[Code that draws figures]
## start

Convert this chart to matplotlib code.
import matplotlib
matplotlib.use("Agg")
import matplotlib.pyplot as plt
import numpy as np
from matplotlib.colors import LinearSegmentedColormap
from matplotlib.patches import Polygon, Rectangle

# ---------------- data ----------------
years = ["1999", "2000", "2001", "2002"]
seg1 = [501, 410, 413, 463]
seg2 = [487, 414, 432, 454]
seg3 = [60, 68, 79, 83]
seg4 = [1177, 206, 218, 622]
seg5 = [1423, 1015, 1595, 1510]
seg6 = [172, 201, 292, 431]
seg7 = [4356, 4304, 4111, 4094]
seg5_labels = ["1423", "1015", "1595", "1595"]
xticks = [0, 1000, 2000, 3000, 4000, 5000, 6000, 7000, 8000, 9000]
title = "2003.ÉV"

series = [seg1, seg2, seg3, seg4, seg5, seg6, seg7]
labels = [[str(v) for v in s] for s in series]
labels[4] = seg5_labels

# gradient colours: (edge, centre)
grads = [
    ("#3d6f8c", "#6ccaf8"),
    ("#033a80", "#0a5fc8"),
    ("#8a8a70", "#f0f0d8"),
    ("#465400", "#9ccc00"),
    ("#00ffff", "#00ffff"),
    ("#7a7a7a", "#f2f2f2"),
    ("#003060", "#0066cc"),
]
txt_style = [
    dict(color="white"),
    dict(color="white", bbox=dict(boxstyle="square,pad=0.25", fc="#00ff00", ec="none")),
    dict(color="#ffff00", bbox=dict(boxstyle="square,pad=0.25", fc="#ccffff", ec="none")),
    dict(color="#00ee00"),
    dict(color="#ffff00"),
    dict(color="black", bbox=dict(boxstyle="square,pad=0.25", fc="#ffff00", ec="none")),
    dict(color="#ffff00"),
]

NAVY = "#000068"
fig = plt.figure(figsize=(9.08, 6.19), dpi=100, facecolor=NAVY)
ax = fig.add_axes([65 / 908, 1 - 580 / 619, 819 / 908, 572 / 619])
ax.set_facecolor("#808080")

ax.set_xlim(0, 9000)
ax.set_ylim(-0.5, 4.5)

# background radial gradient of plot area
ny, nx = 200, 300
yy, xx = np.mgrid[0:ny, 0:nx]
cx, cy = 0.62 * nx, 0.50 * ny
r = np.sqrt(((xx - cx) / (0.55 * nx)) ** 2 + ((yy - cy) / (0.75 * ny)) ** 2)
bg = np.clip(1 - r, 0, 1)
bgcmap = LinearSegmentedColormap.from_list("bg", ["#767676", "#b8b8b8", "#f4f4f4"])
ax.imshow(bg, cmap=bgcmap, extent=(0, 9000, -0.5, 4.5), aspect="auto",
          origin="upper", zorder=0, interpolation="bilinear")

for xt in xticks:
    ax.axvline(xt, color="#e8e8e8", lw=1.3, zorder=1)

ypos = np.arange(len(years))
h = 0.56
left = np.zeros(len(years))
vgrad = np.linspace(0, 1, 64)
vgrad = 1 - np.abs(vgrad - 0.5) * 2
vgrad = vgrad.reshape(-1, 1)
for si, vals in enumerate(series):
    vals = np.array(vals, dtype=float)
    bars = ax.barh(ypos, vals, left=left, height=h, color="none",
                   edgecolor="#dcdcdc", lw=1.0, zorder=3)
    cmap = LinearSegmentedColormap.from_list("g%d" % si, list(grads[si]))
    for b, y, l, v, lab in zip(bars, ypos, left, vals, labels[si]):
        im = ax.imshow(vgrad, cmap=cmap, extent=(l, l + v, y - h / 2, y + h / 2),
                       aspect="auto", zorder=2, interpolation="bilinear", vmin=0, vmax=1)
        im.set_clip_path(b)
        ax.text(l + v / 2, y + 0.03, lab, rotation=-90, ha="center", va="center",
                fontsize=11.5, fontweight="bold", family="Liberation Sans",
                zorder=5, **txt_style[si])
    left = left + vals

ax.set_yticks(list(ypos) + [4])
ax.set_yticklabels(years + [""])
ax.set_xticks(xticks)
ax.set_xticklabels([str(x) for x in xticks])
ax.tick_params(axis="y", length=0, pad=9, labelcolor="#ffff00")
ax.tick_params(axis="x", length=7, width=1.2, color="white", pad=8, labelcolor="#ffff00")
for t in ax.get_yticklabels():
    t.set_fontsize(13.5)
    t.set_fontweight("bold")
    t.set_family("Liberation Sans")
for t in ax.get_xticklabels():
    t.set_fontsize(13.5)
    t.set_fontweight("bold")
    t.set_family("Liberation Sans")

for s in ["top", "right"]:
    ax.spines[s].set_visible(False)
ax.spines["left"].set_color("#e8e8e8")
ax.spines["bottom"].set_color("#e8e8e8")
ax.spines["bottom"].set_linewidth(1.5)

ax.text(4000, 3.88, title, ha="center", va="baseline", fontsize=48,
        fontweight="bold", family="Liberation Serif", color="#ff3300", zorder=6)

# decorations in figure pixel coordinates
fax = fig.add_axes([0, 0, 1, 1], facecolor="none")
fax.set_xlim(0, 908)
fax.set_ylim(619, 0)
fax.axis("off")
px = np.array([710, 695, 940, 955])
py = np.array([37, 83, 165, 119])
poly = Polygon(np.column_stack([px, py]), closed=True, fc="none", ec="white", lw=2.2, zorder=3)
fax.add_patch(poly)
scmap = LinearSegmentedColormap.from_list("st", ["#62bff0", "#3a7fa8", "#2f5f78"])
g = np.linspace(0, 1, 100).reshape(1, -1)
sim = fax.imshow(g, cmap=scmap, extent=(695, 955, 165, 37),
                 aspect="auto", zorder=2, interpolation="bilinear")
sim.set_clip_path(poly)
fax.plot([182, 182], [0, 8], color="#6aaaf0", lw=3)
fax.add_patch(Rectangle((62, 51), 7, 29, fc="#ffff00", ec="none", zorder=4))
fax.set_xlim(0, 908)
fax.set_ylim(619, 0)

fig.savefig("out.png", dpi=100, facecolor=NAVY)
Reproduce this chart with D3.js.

## end

## Written task
Search the data above for lines holding "this" and copy each of them.

## The result
Convert this chart to matplotlib code.
Reproduce this chart with D3.js.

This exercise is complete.